Instruction. Starting at the line containing "Output the LaTeX" and ending at the line containing "(0,0) rectangle (695,512);", reproduce each line exactly as written, with both end lines included and all pictures omitted.

Exercise inputs.
----------------
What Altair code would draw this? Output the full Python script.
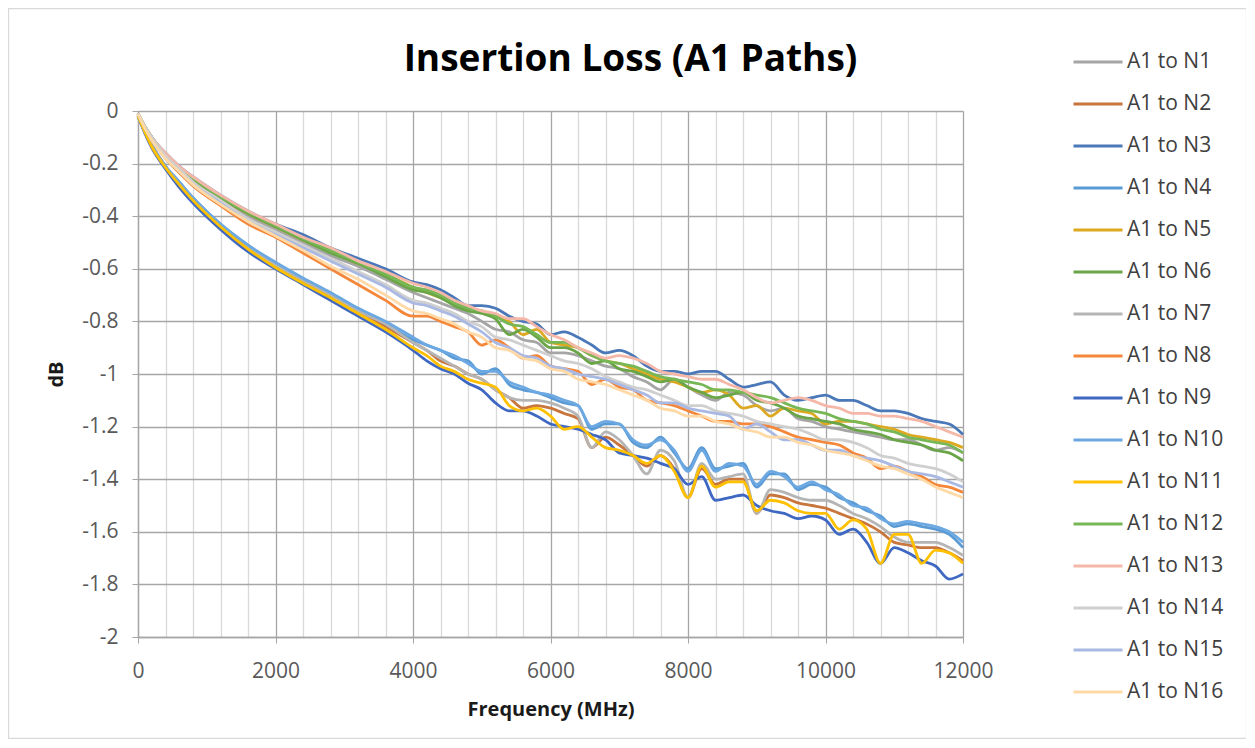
----------------
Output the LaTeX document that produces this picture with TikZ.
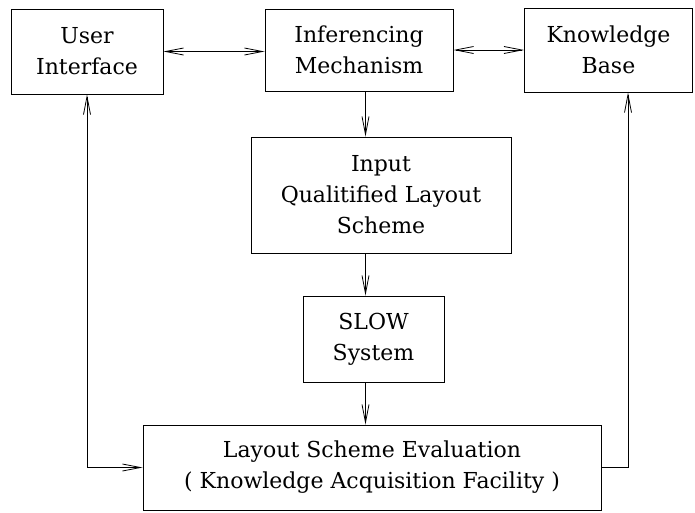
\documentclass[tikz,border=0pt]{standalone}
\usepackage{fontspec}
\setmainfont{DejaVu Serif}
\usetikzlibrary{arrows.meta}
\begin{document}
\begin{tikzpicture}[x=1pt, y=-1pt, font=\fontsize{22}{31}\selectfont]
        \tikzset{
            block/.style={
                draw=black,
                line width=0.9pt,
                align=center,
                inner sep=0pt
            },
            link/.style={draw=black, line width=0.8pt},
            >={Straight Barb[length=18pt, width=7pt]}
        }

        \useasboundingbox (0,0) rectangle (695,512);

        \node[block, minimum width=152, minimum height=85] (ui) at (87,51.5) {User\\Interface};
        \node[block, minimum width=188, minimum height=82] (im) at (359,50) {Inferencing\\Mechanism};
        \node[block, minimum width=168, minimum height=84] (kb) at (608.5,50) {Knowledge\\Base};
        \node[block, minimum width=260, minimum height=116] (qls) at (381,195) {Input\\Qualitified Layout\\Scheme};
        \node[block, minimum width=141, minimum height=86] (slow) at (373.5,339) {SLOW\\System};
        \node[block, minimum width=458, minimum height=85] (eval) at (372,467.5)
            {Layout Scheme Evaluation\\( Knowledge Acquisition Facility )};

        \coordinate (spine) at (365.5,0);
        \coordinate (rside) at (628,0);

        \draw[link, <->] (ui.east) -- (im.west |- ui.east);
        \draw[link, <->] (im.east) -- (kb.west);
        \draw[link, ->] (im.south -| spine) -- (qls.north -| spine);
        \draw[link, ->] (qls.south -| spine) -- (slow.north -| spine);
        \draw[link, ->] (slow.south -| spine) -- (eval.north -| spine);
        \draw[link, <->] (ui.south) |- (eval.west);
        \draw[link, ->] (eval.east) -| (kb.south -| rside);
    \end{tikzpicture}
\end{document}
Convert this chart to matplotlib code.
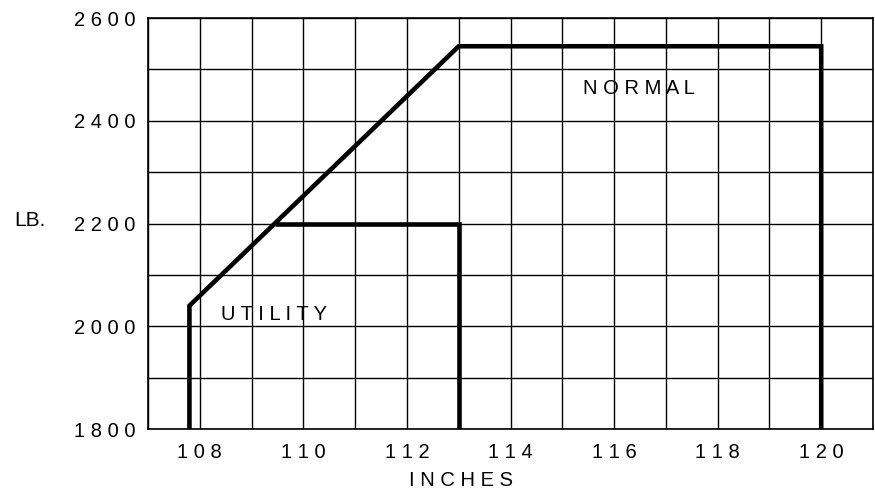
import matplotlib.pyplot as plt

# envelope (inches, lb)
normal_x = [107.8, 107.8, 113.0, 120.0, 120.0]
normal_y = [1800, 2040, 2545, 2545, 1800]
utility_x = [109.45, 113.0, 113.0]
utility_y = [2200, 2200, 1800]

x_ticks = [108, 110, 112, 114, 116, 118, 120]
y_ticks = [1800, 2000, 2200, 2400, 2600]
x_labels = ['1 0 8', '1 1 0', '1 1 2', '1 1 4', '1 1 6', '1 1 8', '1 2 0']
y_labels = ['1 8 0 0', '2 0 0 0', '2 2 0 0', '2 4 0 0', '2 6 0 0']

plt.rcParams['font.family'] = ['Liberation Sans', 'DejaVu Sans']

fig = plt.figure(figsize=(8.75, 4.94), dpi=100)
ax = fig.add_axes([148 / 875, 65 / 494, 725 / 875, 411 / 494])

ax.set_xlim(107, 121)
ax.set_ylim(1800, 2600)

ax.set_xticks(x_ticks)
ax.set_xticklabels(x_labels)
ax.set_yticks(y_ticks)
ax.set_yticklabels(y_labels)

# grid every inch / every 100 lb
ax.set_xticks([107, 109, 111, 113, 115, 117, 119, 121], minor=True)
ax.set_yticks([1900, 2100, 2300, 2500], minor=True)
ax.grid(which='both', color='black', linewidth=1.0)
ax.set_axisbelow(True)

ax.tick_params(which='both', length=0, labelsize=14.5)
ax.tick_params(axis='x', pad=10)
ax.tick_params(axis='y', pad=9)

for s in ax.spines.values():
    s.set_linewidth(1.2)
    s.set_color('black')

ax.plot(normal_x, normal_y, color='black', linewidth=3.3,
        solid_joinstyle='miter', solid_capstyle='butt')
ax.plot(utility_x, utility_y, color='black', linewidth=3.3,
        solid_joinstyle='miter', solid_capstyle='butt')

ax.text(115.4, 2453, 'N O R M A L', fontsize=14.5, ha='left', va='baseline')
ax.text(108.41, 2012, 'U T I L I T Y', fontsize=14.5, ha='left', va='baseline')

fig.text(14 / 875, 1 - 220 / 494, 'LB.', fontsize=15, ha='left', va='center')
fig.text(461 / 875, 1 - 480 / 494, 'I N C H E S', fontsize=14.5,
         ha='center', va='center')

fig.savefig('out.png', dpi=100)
----------------
Correct response.
Output the LaTeX document that produces this picture with TikZ.
\documentclass[tikz,border=0pt]{standalone}
\usepackage{fontspec}
\setmainfont{DejaVu Serif}
\usetikzlibrary{arrows.meta}
\begin{document}
\begin{tikzpicture}[x=1pt, y=-1pt, font=\fontsize{22}{31}\selectfont]
        \tikzset{
            block/.style={
                draw=black,
                line width=0.9pt,
                align=center,
                inner sep=0pt
            },
            link/.style={draw=black, line width=0.8pt},
            >={Straight Barb[length=18pt, width=7pt]}
        }

        \useasboundingbox (0,0) rectangle (695,512);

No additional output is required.